REPUBLIKA.CO.ID, JAKARTA - Kepala Badan Intelijen Negara Sutanto menilai penanganan terorisme di Indonesia harus dilakukan secara simultan, tidak cukup hanya penindakan di lapangan saja.
"Penanganan secara simultan, yakni dengan melakukan penindakan secara hukum sekaligus melakukan pencegahan deradikalisasi yang melibatkan seluruh komponen masyarakat dalam berbagai hal," kata Sutanto menjelang rapat kerja dengan Komisi I DPR RI, di Gedung MPR/DPR/DPD RI, Jakarta, Senin.
Sutanto menjelaskan hal itu menjawab pertanyaan pers soal tanggapannya terhadap aksi bom bunuh diri di halaman Gereja Bethel Injil Sepenuh (GBIS) Solo, pada Minggu (25/9).
Menurut Sutanto, intelijen di Indonesia sudah menangani terorisme sejak tahun 2000 dan selalu penuh perhatian.
"Meskpun aparat keamanan sudah menangkap dan memproses secara hukum banyak pelaku teror, tapi realitasnya aksi terorisme di Indonesia masih terus tumbuh," ucapnya.
Mantan Kapolri ini menjelaskan, intelijen sudah beberapa kali berhasil mengendus dan mengungkap rencana peledakan bom yang dilakukan oleh jaringan teroris.
Ia mencontohkan, intelijen berhasil mengendus lokasi persembunyian gembong teroris Dr Azahari yang bersembunyi di Kota Batu, Jawa Timur.

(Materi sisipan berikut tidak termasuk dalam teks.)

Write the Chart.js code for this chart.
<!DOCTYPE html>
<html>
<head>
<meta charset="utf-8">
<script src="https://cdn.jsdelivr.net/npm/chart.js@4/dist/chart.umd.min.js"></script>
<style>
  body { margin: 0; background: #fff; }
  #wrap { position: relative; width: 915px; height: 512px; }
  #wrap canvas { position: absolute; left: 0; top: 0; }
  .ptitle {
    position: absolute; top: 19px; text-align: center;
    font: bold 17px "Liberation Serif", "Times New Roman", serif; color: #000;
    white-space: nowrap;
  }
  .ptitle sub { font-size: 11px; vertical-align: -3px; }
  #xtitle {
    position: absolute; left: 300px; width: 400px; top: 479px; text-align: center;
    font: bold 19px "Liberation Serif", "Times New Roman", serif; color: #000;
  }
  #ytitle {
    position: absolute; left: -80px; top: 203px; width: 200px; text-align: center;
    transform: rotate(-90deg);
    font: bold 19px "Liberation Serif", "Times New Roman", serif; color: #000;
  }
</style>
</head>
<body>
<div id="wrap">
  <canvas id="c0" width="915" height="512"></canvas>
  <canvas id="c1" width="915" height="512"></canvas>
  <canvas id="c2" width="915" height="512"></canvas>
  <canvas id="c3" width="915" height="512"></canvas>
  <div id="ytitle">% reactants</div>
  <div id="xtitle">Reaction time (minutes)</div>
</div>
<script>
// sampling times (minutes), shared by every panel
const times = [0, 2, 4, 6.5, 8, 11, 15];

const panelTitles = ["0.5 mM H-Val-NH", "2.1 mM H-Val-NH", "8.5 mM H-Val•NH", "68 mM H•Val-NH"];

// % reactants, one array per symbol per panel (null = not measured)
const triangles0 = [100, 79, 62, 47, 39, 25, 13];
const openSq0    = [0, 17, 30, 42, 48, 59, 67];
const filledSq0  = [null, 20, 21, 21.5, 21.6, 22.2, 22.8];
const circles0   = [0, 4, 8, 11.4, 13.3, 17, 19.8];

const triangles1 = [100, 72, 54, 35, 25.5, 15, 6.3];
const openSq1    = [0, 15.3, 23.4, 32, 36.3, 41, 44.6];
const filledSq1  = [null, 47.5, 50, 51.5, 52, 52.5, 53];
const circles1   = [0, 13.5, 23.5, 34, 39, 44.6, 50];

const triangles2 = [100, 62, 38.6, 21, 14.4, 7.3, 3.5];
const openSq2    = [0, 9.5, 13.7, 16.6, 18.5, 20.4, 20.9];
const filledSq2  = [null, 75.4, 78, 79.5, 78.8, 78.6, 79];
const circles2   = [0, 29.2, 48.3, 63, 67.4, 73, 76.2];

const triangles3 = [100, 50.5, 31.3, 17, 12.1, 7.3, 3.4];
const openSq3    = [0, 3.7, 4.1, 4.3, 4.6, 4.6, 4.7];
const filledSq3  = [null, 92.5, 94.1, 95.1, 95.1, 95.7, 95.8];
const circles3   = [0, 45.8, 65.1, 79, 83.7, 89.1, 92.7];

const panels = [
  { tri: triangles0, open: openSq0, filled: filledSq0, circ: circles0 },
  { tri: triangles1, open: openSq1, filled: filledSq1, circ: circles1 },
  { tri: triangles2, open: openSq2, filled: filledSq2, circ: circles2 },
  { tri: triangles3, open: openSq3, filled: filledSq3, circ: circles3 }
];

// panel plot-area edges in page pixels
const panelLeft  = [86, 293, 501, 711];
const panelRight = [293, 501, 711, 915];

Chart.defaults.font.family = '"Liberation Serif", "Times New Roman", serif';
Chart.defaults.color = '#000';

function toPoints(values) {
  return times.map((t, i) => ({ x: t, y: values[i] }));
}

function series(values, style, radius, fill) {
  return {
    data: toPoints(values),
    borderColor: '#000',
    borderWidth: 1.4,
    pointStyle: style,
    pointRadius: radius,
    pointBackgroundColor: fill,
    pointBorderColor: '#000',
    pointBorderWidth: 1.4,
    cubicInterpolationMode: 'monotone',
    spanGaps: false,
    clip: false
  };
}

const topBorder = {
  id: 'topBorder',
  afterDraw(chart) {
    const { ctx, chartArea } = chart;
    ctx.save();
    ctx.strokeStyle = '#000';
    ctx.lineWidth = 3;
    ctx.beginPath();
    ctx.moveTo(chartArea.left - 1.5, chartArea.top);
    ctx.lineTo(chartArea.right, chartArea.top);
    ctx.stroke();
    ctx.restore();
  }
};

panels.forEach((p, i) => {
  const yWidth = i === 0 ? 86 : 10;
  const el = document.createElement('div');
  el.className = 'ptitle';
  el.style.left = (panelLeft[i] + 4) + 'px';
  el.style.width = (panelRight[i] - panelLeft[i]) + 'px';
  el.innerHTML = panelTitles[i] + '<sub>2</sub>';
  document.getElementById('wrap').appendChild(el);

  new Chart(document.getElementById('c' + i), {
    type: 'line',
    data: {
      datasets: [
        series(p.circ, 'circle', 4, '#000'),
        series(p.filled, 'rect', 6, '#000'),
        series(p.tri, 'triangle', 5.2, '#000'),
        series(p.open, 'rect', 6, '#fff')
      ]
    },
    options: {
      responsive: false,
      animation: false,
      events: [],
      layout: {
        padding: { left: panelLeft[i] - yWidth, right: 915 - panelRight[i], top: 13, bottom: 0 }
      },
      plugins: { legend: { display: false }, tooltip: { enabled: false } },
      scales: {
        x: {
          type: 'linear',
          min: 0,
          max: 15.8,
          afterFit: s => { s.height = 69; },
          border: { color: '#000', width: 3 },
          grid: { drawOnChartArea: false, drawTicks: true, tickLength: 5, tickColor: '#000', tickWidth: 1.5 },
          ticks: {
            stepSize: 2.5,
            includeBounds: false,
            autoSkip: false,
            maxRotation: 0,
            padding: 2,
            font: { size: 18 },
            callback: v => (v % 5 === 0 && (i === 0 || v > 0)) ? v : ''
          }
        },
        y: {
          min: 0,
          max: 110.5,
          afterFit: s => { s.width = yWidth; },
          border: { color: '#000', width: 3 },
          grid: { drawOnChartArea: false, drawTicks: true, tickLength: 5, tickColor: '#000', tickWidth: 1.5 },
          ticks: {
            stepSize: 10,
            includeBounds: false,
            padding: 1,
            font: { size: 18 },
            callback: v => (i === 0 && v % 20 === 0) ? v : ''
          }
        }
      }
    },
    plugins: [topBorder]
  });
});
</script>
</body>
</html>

Saat itu, kata dia, Azahari memiliki 44 bom yang akan diledakkan di sejumlah daerah.
"Dengan bantuan informasi dari intelijen, polisi berhasil menangkap Azahari, sehingga tidak sampai terjadi ledakan bom di sejumlah daerah," paparnya.
Contoh lainnya, kata Sutanto, berdasarkan informasi dari intelijen, polisi berhasil menangkap pelaku teror di Palembang dan Sukaharjo yang sudah merencanakan peledakan bom. Pencegahan dan penanganan terhadap pelaku teror yang terendus oleh intelijen, menurut dia, perlu kecepatan dan ketepatan dari polisi.
Ditanya, soal aksi bom bunuh diri di halaman GBIS Solo, menurut dia, pelakunya sudah teridentifikasi. "Pelaku bom di Solo masih terkait dengan pelaku bom bunuh diri di Cirebon," ujarnya.
Sutanto mengimbau agar pers tidak tidak mendesak BIN untuk mengungkap proses penyelidikannya, karena memerlukan kerahasiaan tinggi. "Penyelidikan dan pengejaran terhadap pihak-pihak yang dicurigai tidak bisa semuanya diungkap di lapangan, tapi perlu kerahasiaan tinggi," kata Sutanto.
Menurut dia, kalau penyelidikan dan pengejarannya sudah diungkap di lapangan, maka informasinya sudah bocor duluan, sehingga pengejarannya bisa gagal. Sutanto menambahkan, aksi bom bunuh diri adalah teroris lokal, sehingga tidak perlu disikapi secara berlebihan.